In adopting a systemwide commitment to DEI, we begin to work towards relieving young people of this burden. By becoming custodians of their safety, we ‘free’ young people and allow them to operate from a more authentic part of themselves. Not only does this allow them to focus on academia and raise their level of aspiration, but it also helps them gain a stronger sense of their identity.

A multi-level approach throughout the school is needed. It is not a few major changes that make the difference, rather it is many small things working simultaneously.
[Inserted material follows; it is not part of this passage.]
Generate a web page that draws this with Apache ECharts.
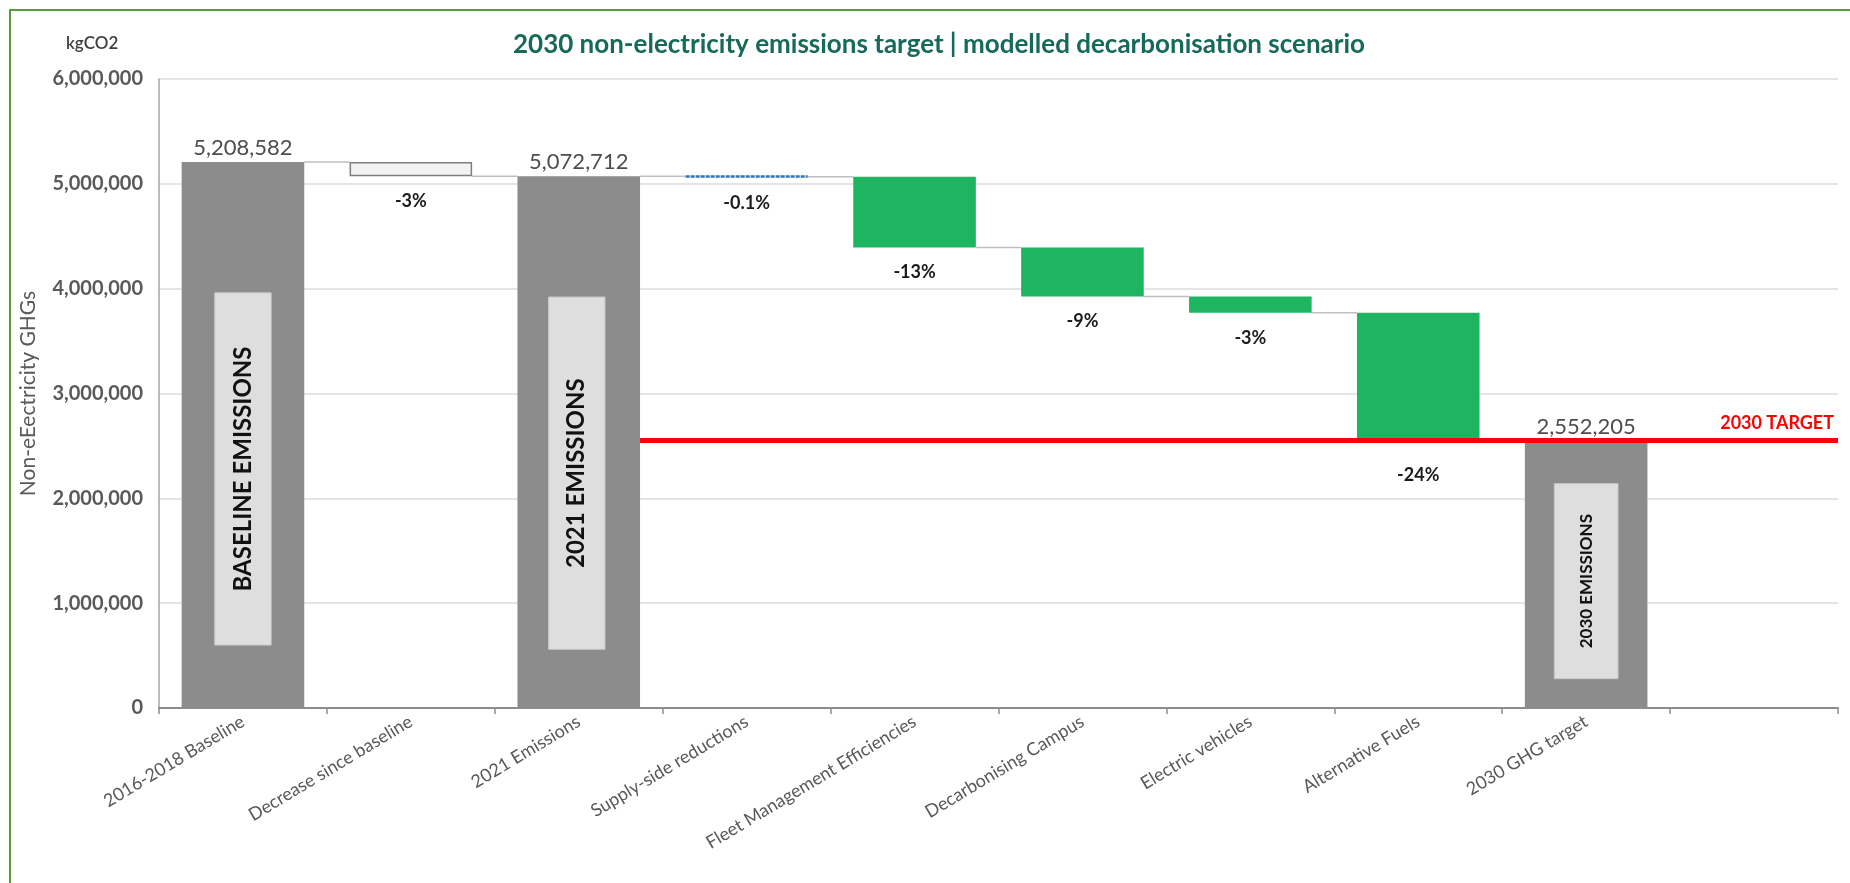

A general guide however involves the following:

  • At SLT level, establishing a DEI charter which embodies the school’s overall commitment to diversity, equity and inclusion.

  • At the middle-leader level, the points established in the charter need to be broken down into plans of action.

  • Gradual layers of training need to be delivered to the wider teaching body to help staff firstly gain an understanding of the importance of the work, and then to help them develop the skills needed to get their interactions with students right.

  • Ground-level interventions such as establishing a student forum where students who hold protected characteristics are given a voice and a platform from which they can shape the school, as well as making specialist mentoring available for supportive or educative means.

  • Eventually, establishing a parent forum to further invite a wider perspective into the school, whilst also making links with specialist organisations/guest speakers to benefit from their expertise in niche areas.

These basic changes are supplemented with many small initiatives layered in. Addressing the school hierarchy step-by-step, adding richness at all levels leads to a change in culture. The impact is usually felt quicker than one would assume. I am always pleasantly surprised at how schools are able to make huge strides very quickly once they commit to this effort. The changes tend to have a self-perpetuating quality and quickly become ‘just the way we do things here’.

This is however complex work, often met with apprehension and fear. Educators afraid of having career-ending accusations levelled against them in case they get something wrong shy away from being part of the change. But this is not about ‘weeding out the bad apples’. It is about inspiring and empowering those within the education industry to take a look at the way they educate objectively, with honesty and curiosity, under guidance that makes them feel safe enough to be vulnerable. This can have a profound effect on staff, not just on the way they educate, but on how they interact with society as a whole. In doing so, the hope is that no student is ever left behind.